Atmosphärisch sind mir einige Unstimmigkeiten aufgefallen, die der Spannung etwas die Fahrt genommen haben.

Clare als toughe Anwältin betont zum Beispiel immer wieder, wie wichtig ihr die Trennung von Berufs- und Privatleben ist. Weniger dazu gepasst hat, dass ihre Kollegen ein alter Freund der Familie und ihr Ex-Freund sind. Laufend wurden persönlichen Angelegenheiten in den Räumlichkeiten der Kanzlei erörtert, was nicht zur Haltung und der Wahrnehmung der Hauptfigur passte.

Die Reaktion von Clares Ehemann auf die Schwester und die Situation allgemein fand ich äußerst fragwürdig. Natürlich sind Menschen verschieden, aber wenn mir mein Mann in einer wichtigen Angelegenheit nicht glaubt, wäre das für mich ein Trennungsgrund. Ich verstand nicht, dass Clare gegen eine Mauer rannte, wenn es darum ging, den Rat ihres Mannes einzuholen, obwohl sie ständig betont, wie sehr sie ihn liebt und wie gut sie sich verstehen.
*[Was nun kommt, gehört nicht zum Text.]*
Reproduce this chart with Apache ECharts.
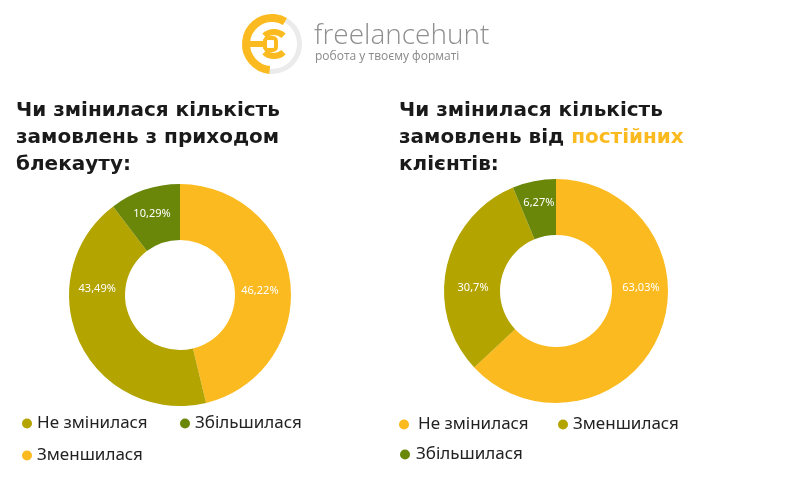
<!DOCTYPE html>
<html><head><meta charset="utf-8">
<script src="https://cdn.jsdelivr.net/npm/echarts@6/dist/echarts.min.js"></script>
<style>html,body{margin:0;padding:0;background:#fff}#c{width:800px;height:500px}</style>
</head><body><div id="c"></div>
<script>
const leftNames = ['Зменшилася', 'Не змінилася', 'Збільшилася'];
const leftValues = [46.22, 43.49, 10.29];
const rightNames = ['Не змінилася', 'Зменшилася', 'Збільшилася'];
const rightValues = [63.03, 30.7, 6.27];

const YELLOW = '#FBBA1F', OLIVE = '#B3A400', GREEN = '#6B870A';
const leftColors = {'Зменшилася': YELLOW, 'Не змінилася': OLIVE, 'Збільшилася': GREEN};
const rightColors = {'Не змінилася': YELLOW, 'Зменшилася': OLIVE, 'Збільшилася': GREEN};
// label placement (style): angle in degrees clockwise from 12 o'clock, and distance from centre
const pieStyle = [
  {center: [180, 295], radius: [55, 111], labelAngles: [87, 274, 341], labelDist: [80, 83, 86]},
  {center: [556, 291], radius: [56, 112], labelAngles: [88, 272, 349], labelDist: [85, 83, 90]}
];

const chart = echarts.init(document.getElementById('c'));
const fmt = p => String(p.value).replace('.', ',') + '%';
const FONT = 'DejaVu Sans';

function mkLegend(name, color, left, top, pad) {
  return {
    data: [{name: name, itemStyle: {color: color}}],
    left: left, top: top, icon: 'circle', itemWidth: 10, itemHeight: 10,
    selectedMode: false,
    textStyle: {fontFamily: 'Noto Sans', fontSize: 17, color: '#222', padding: [0, 0, 0, pad || 0]}
  };
}

function mkPie(names, values, colors, st) {
  return {
    type: 'pie', center: st.center, radius: st.radius, startAngle: 90, clockwise: true,
    silent: true, animation: false,
    label: {position: 'inside', formatter: fmt, color: '#fff', fontSize: 11, fontFamily: 'Noto Sans',
            align: 'center', verticalAlign: 'middle'},
    labelLine: {show: false},
    labelLayout: function (p) {
      const a = st.labelAngles[p.dataIndex] * Math.PI / 180;
      const d = st.labelDist[p.dataIndex];
      return {x: st.center[0] + d * Math.sin(a), y: st.center[1] - d * Math.cos(a),
              align: 'center', verticalAlign: 'middle'};
    },
    data: names.map((n, i) => ({name: n, value: values[i], itemStyle: {color: colors[n]}}))
  };
}

chart.setOption({
  backgroundColor: '#fff',
  title: [
    {text: 'Чи змінилася кількість\nзамовлень з приходом\nблекауту:', left: 16, top: 97, padding: 0,
     textStyle: {fontFamily: FONT, fontWeight: 'bold', fontSize: 20, lineHeight: 27, color: '#1a1a1a'}},
    {text: 'Чи змінилася кількість\nзамовлень від {y|постійних}\nклієнтів:', left: 399, top: 97, padding: 0,
     textStyle: {fontFamily: FONT, fontWeight: 'bold', fontSize: 20, lineHeight: 27, color: '#1a1a1a',
       rich: {y: {fontFamily: FONT, fontWeight: 'bold', fontSize: 20, lineHeight: 27, color: YELLOW}}}}
  ],
  legend: [
    mkLegend('Не змінилася', OLIVE, 17, 410),
    mkLegend('Збільшилася', GREEN, 175, 410),
    mkLegend('Зменшилася', YELLOW, 17, 442),
    mkLegend('Не змінилася', YELLOW, 394, 411, 4),
    mkLegend('Зменшилася', OLIVE, 553, 411),
    mkLegend('Збільшилася', GREEN, 395, 441, 1)
  ],
  series: [
    mkPie(leftNames, leftValues, leftColors, pieStyle[0]),
    mkPie(rightNames, rightValues, rightColors, pieStyle[1])
  ],
  graphic: [
    {type: 'arc', shape: {cx: 272, cy: 44, r: 27.5, startAngle: -Math.PI / 3, endAngle: Math.PI * 95 / 180, clockwise: true},
     style: {stroke: '#ebebeb', lineWidth: 5, fill: null}},
    {type: 'arc', shape: {cx: 272, cy: 44, r: 26, startAngle: Math.PI * 95 / 180, endAngle: Math.PI * 5 / 3, clockwise: true},
     style: {stroke: '#FBBA1F', lineWidth: 8, fill: null}},
    {type: 'rect', shape: {x: 248, y: 41, width: 15, height: 6}, style: {fill: '#FBBA1F'}},
    {type: 'arc', shape: {cx: 274, cy: 46, r: 14, startAngle: -Math.PI * 0.74, endAngle: -Math.PI * 0.26, clockwise: true},
     style: {stroke: '#FBBA1F', lineWidth: 6, fill: null}},
    {type: 'arc', shape: {cx: 274, cy: 42, r: 14, startAngle: Math.PI * 0.26, endAngle: Math.PI * 0.74, clockwise: true},
     style: {stroke: '#FBBA1F', lineWidth: 6, fill: null}},
    {type: 'rect', shape: {x: 265, y: 38, width: 11, height: 12, r: 3}, style: {stroke: '#FBBA1F', lineWidth: 4, fill: null}},
    {type: 'text', left: 314, top: 22, style: {text: 'freelancehunt', fontFamily: 'Open Sans', fontWeight: 300, fontSize: 28, fill: '#8f8f8f'}},
    {type: 'text', left: 315, top: 51, style: {text: 'робота у твоєму форматі', fontFamily: 'Open Sans', fontSize: 12, fill: '#8a8a8a'}}
  ]
});
</script></body></html>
Nachdem ich meine Kritik geäußert habe, komme ich zu lobenden Worten, weil davon gibt es genug. 

Es war ausgesprochen packend zu lesen und ich bin in die Gefühlswelt von Clare eingetaucht. Ihre Emotionen waren für mich sogar körperlich spürbar, obwohl ich nur eine Beobachterin von Außen war. Clare stellt sich und ihren Eindruck von der Schwester in Frage, zweifelt an ihrem Urteilsvermögen und begibt sich selbst in eine verstrickte Falle, aus der sie kaum aus eigener Kraft entkommen kann.

Die Atmosphäre war süß-sauer und hat einen klebrigen Happy-Family-Dunst über die Thriller-Stimmung gelegt, was dem Roman eine besondere Richtung verleiht. Obwohl auf der Hand liegt, dass etwas im Argen ist, war es schwierig, zu einer handfesten Einschätzung zu kommen. Weder Clare noch ich konnten Verdächtigungen und Theorien untermauern. Es dauerte, bis die erste Ahnung greifbar geworden ist. 

Letztendlich habe ich mich immens gut unterhalten und ich bin flott durch den Thriller gekommen, weil ich wissen wollte, was es mit Clare und Alice auf sich hat. Der Schluss ist merklich überladen, wie es meistens dem Genre entspricht. Dennoch ist die Handlung bekömmlich und angemessen abgeschlossen, sodass man das Buch zufrieden zur Seite legt.